**Task:**
Set down each line of the data below exactly as it stands, dropping the pictures.

**Data section:**
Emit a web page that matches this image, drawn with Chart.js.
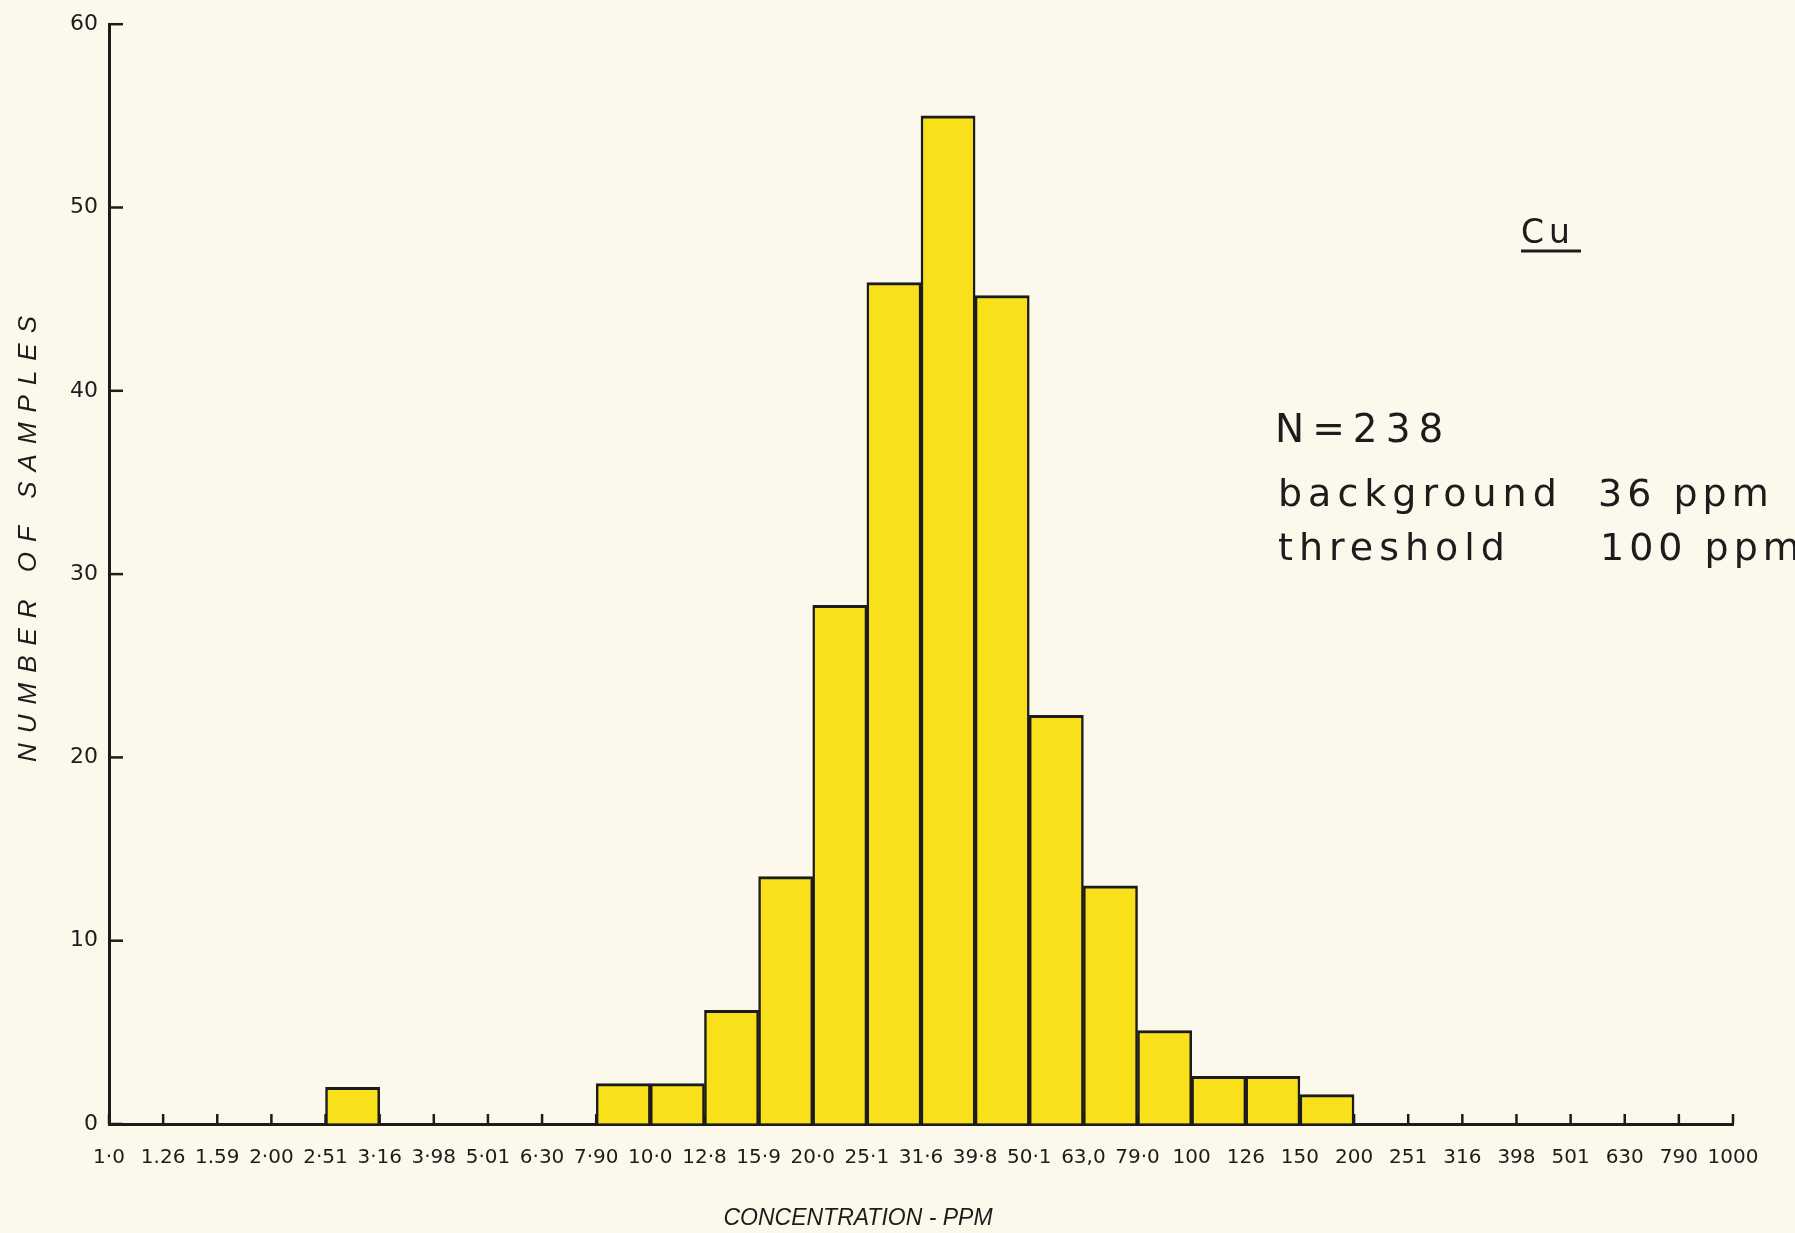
<!DOCTYPE html>
<html>
<head>
<meta charset="utf-8">
<title>Cu histogram</title>
<script src="https://cdn.jsdelivr.net/npm/chart.js@4.4.1/dist/chart.umd.min.js"></script>
<style>
    html, body { margin: 0; padding: 0; background: #fcf8ec; }
    #wrap { width: 1795px; height: 1233px; position: relative; }
</style>
</head>
<body>
<div id="wrap"><canvas id="cuChart"></canvas></div>
<script>
// Bin edges (ppm), as lettered under the axis
const binEdges = ['1·0', '1.26', '1.59', '2·00', '2·51', '3·16', '3·98', '5·01', '6·30', '7·90',
    '10·0', '12·8', '15·9', '20·0', '25·1', '31·6', '39·8', '50·1', '63,0', '79·0',
    '100', '126', '150', '200', '251', '316', '398', '501', '630', '790', '1000'];

// Number of samples in each bin (30 bins between the 31 edges)
const sampleCounts = [0, 0, 0, 0, 2, 0, 0, 0, 0, 2.2,
    2.2, 6.2, 13.5, 28.3, 45.9, 55, 45.2, 22.3, 13, 5.1,
    2.6, 2.6, 1.6, 0, 0, 0, 0, 0, 0, 0];

const yTicks = [0, 10, 20, 30, 40, 50, 60];

const ink = '#1c1c1c';
const barYellow = '#f8e11b';

// bars sit between edges i and i+1
const barPoints = sampleCounts
    .map((c, i) => ({ x: i + 0.5, y: c }))
    .filter(p => p.y > 0);

// --- extra marks: inward ticks, axis titles, notes ---
const paperMarks = {
    id: 'paperMarks',
    afterDraw(chart) {
        const ctx = chart.ctx;
        const xs = chart.scales.x;
        const ys = chart.scales.y;
        const base = ys.getPixelForValue(0);
        const left = chart.chartArea.left;

        ctx.save();
        ctx.strokeStyle = ink;
        ctx.lineWidth = 2.5;
        ctx.lineCap = 'butt';

        // x ticks point up into the plot
        binEdges.forEach((lbl, i) => {
            const px = xs.getPixelForValue(i);
            ctx.beginPath();
            ctx.moveTo(px, base);
            ctx.lineTo(px, base - 10);
            ctx.stroke();
        });

        // y ticks point right
        yTicks.forEach(v => {
            const py = ys.getPixelForValue(v);
            ctx.beginPath();
            ctx.moveTo(left, py);
            ctx.lineTo(left + 14, py);
            ctx.stroke();
        });

        ctx.fillStyle = ink;

        // axis titles
        ctx.font = 'italic 23px "Liberation Sans"';
        ctx.textAlign = 'center';
        ctx.textBaseline = 'middle';
        ctx.letterSpacing = '0px';
        ctx.fillText('CONCENTRATION - PPM', 858, 1219);

        ctx.save();
        ctx.translate(29, 539);
        ctx.rotate(-Math.PI / 2);
        ctx.font = 'italic 26px "Liberation Sans"';
        ctx.letterSpacing = '10px';
        ctx.fillText('NUMBER OF SAMPLES', 5, 0);
        ctx.restore();

        // element label
        ctx.textAlign = 'left';
        ctx.textBaseline = 'alphabetic';
        ctx.font = '33px "DejaVu Sans"';
        ctx.letterSpacing = '5px';
        ctx.fillText('Cu', 1521, 243);
        ctx.lineWidth = 3;
        ctx.beginPath();
        ctx.moveTo(1521, 251);
        ctx.lineTo(1581, 251);
        ctx.stroke();

        // statistics
        ctx.font = '39px "DejaVu Sans"';
        ctx.letterSpacing = '8px';
        ctx.fillText('N=238', 1275, 442);

        ctx.font = '38px "DejaVu Sans"';
        ctx.letterSpacing = '6px';
        ctx.fillText('background', 1278, 506);
        ctx.fillText('threshold', 1278, 560);
        ctx.letterSpacing = '5px';
        ctx.fillText('36 ppm', 1598, 506);
        ctx.fillText('100 ppm', 1600, 560);

        ctx.restore();
    }
};

const cuCtx = document.getElementById('cuChart').getContext('2d');
const cuChart = new Chart(cuCtx, {
    type: 'bar',
    data: {
        datasets: [
            {
                label: 'Cu',
                data: barPoints,
                backgroundColor: barYellow,
                borderColor: ink,
                borderWidth: { top: 3, left: 2.5, right: 2.5, bottom: 0 },
                borderSkipped: false,
                barPercentage: 1,
                categoryPercentage: 1
            }
        ]
    },
    options: {
        responsive: true,
        maintainAspectRatio: false,
        animation: { duration: 0 },
        layout: { padding: { top: 23, right: 62, left: 0, bottom: 0 } },
        plugins: {
            legend: { display: false },
            tooltip: { enabled: false }
        },
        scales: {
            x: {
                type: 'linear',
                min: 0,
                max: 30,
                offset: false,
                grid: { drawOnChartArea: false, drawTicks: false },
                border: { display: true, color: ink, width: 3 },
                ticks: {
                    stepSize: 1,
                    autoSkip: false,
                    maxRotation: 0,
                    padding: 22,
                    color: ink,
                    font: { family: 'DejaVu Sans', size: 20 },
                    callback: v => binEdges[v]
                },
                afterFit: scale => { scale.height = 109; }
            },
            y: {
                min: 0,
                max: 60,
                grid: { drawOnChartArea: false, drawTicks: false },
                border: { display: true, color: ink, width: 3 },
                ticks: {
                    stepSize: 10,
                    padding: 11,
                    color: ink,
                    font: { family: 'DejaVu Sans', size: 22 }
                },
                afterFit: scale => { scale.width = 109; }
            }
        }
    },
    plugins: [paperMarks]
});
</script>
</body>
</html>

**Result for this task:**
Emit a web page that matches this image, drawn with Chart.js.
<!DOCTYPE html>
<html>
<head>
<meta charset="utf-8">
<title>Cu histogram</title>
<script src="https://cdn.jsdelivr.net/npm/chart.js@4.4.1/dist/chart.umd.min.js"></script>
<style>
    html, body { margin: 0; padding: 0; background: #fcf8ec; }
    #wrap { width: 1795px; height: 1233px; position: relative; }
</style>
</head>
<body>
<div id="wrap"><canvas id="cuChart"></canvas></div>
<script>
// Bin edges (ppm), as lettered under the axis
const binEdges = ['1·0', '1.26', '1.59', '2·00', '2·51', '3·16', '3·98', '5·01', '6·30', '7·90',
    '10·0', '12·8', '15·9', '20·0', '25·1', '31·6', '39·8', '50·1', '63,0', '79·0',
    '100', '126', '150', '200', '251', '316', '398', '501', '630', '790', '1000'];

// Number of samples in each bin (30 bins between the 31 edges)
const sampleCounts = [0, 0, 0, 0, 2, 0, 0, 0, 0, 2.2,
    2.2, 6.2, 13.5, 28.3, 45.9, 55, 45.2, 22.3, 13, 5.1,
    2.6, 2.6, 1.6, 0, 0, 0, 0, 0, 0, 0];

const yTicks = [0, 10, 20, 30, 40, 50, 60];

const ink = '#1c1c1c';
const barYellow = '#f8e11b';

// bars sit between edges i and i+1
const barPoints = sampleCounts
    .map((c, i) => ({ x: i + 0.5, y: c }))
    .filter(p => p.y > 0);

// --- extra marks: inward ticks, axis titles, notes ---
const paperMarks = {
    id: 'paperMarks',
    afterDraw(chart) {
        const ctx = chart.ctx;
        const xs = chart.scales.x;
        const ys = chart.scales.y;
        const base = ys.getPixelForValue(0);
        const left = chart.chartArea.left;

        ctx.save();
        ctx.strokeStyle = ink;
        ctx.lineWidth = 2.5;
        ctx.lineCap = 'butt';

        // x ticks point up into the plot
        binEdges.forEach((lbl, i) => {
            const px = xs.getPixelForValue(i);
            ctx.beginPath();
            ctx.moveTo(px, base);
            ctx.lineTo(px, base - 10);
            ctx.stroke();
        });

        // y ticks point right
        yTicks.forEach(v => {
            const py = ys.getPixelForValue(v);
            ctx.beginPath();
            ctx.moveTo(left, py);
            ctx.lineTo(left + 14, py);
            ctx.stroke();
        });

        ctx.fillStyle = ink;

        // axis titles
        ctx.font = 'italic 23px "Liberation Sans"';
        ctx.textAlign = 'center';
        ctx.textBaseline = 'middle';
        ctx.letterSpacing = '0px';
        ctx.fillText('CONCENTRATION - PPM', 858, 1219);

        ctx.save();
        ctx.translate(29, 539);
        ctx.rotate(-Math.PI / 2);
        ctx.font = 'italic 26px "Liberation Sans"';
        ctx.letterSpacing = '10px';
        ctx.fillText('NUMBER OF SAMPLES', 5, 0);
        ctx.restore();

        // element label
        ctx.textAlign = 'left';
        ctx.textBaseline = 'alphabetic';
        ctx.font = '33px "DejaVu Sans"';
        ctx.letterSpacing = '5px';
        ctx.fillText('Cu', 1521, 243);
        ctx.lineWidth = 3;
        ctx.beginPath();
        ctx.moveTo(1521, 251);
        ctx.lineTo(1581, 251);
        ctx.stroke();

        // statistics
        ctx.font = '39px "DejaVu Sans"';
        ctx.letterSpacing = '8px';
        ctx.fillText('N=238', 1275, 442);

        ctx.font = '38px "DejaVu Sans"';
        ctx.letterSpacing = '6px';
        ctx.fillText('background', 1278, 506);
        ctx.fillText('threshold', 1278, 560);
        ctx.letterSpacing = '5px';
        ctx.fillText('36 ppm', 1598, 506);
        ctx.fillText('100 ppm', 1600, 560);

        ctx.restore();
    }
};

const cuCtx = document.getElementById('cuChart').getContext('2d');
const cuChart = new Chart(cuCtx, {
    type: 'bar',
    data: {
        datasets: [
            {
                label: 'Cu',
                data: barPoints,
                backgroundColor: barYellow,
                borderColor: ink,
                borderWidth: { top: 3, left: 2.5, right: 2.5, bottom: 0 },
                borderSkipped: false,
                barPercentage: 1,
                categoryPercentage: 1
            }
        ]
    },
    options: {
        responsive: true,
        maintainAspectRatio: false,
        animation: { duration: 0 },
        layout: { padding: { top: 23, right: 62, left: 0, bottom: 0 } },
        plugins: {
            legend: { display: false },
            tooltip: { enabled: false }
        },
        scales: {
            x: {
                type: 'linear',
                min: 0,
                max: 30,
                offset: false,
                grid: { drawOnChartArea: false, drawTicks: false },
                border: { display: true, color: ink, width: 3 },
                ticks: {
                    stepSize: 1,
                    autoSkip: false,
                    maxRotation: 0,
                    padding: 22,
                    color: ink,
                    font: { family: 'DejaVu Sans', size: 20 },
                    callback: v => binEdges[v]
                },
                afterFit: scale => { scale.height = 109; }
            },
            y: {
                min: 0,
                max: 60,
                grid: { drawOnChartArea: false, drawTicks: false },
                border: { display: true, color: ink, width: 3 },
                ticks: {
                    stepSize: 10,
                    padding: 11,
                    color: ink,
                    font: { family: 'DejaVu Sans', size: 22 }
                },
                afterFit: scale => { scale.width = 109; }
            }
        }
    },
    plugins: [paperMarks]
});
</script>
</body>
</html>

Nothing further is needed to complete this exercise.